Woman finds kidney donor through TikTok
Savannah Stallbaumer surprised Katie Hallum with the news in person.
Katie Hallum, a University of Oklahoma student who was diagnosed with a rare kidney disease, turned to an unlikely place to help address her dire situation: TikTok.
In July 2022, Hallum took to TikTok, posting a funny video of herself dramatically entering a room, with text overlaid on the screen that reads, "POV: I overhear you say you have an O blood type and healthy kidneys."
"You have something I want," she says, lip-syncing a background track with audio from a scene in "The Mandalorian."
In the caption, she wrote, "Haha jk, unless…?"
The comedic post used humor to convey a very serious inquiry: Hallum had been diagnosed with IgA Nephropathy, an incurable disorder, and was in need of a kidney transplant.
"I posted a few videos kind of mocking my situation," Hallum told ABC News.
Among the thousands who saw the video was Savannah Stallbaumer, who commented, "How do I get tested?"
"Imagine I actually can, like, help this girl, and I didn't do anything about it?" Stallbaumer recalled to ABC News, speaking of her decision to take action.
Months after testing, Stallbaumer learned she was a perfect match for Hallum's transplant.
Stallbaumer, who will start nursing school in January, chose to surprise Hallum with the news in person, meeting her at a restaurant with her family.
"I made it a priority to get down there and actually get to tell her myself," she said.
To deliver the news, Stallbaumer held up a sign that read "BREAKING NEWS: You're getting a new kidney," a nod to Hallum's role as a reporter for her local radio station.
The sign noted that the transplant was scheduled for Aug. 17, 2023.
Hallum said Stallbaumer's willingness to help a stranger was "humbling."

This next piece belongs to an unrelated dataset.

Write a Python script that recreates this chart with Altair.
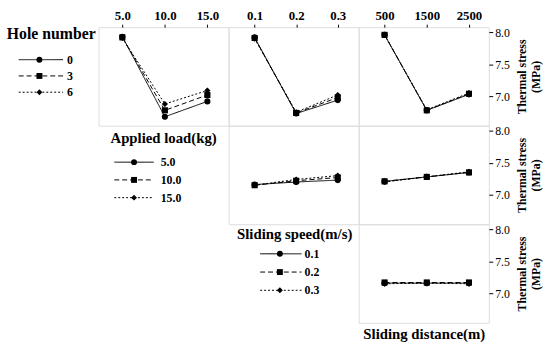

"To know that Savannah, who only knew me from the internet, was so willing to give up a part of herself, it was incredibly humbling," said Hallum. "It definitely does not feel like something life-changing has happened, even though it has. And I think there's a certain beauty to that."
The transplant went ahead on Aug. 17. Hallum said her doctors couldn't be happier with her recovery progress.
The feel-good story didn't end there: Hallum and Stallbaumer are now friends, and Hallum said her family even invited Stallbaumer over for Christmas.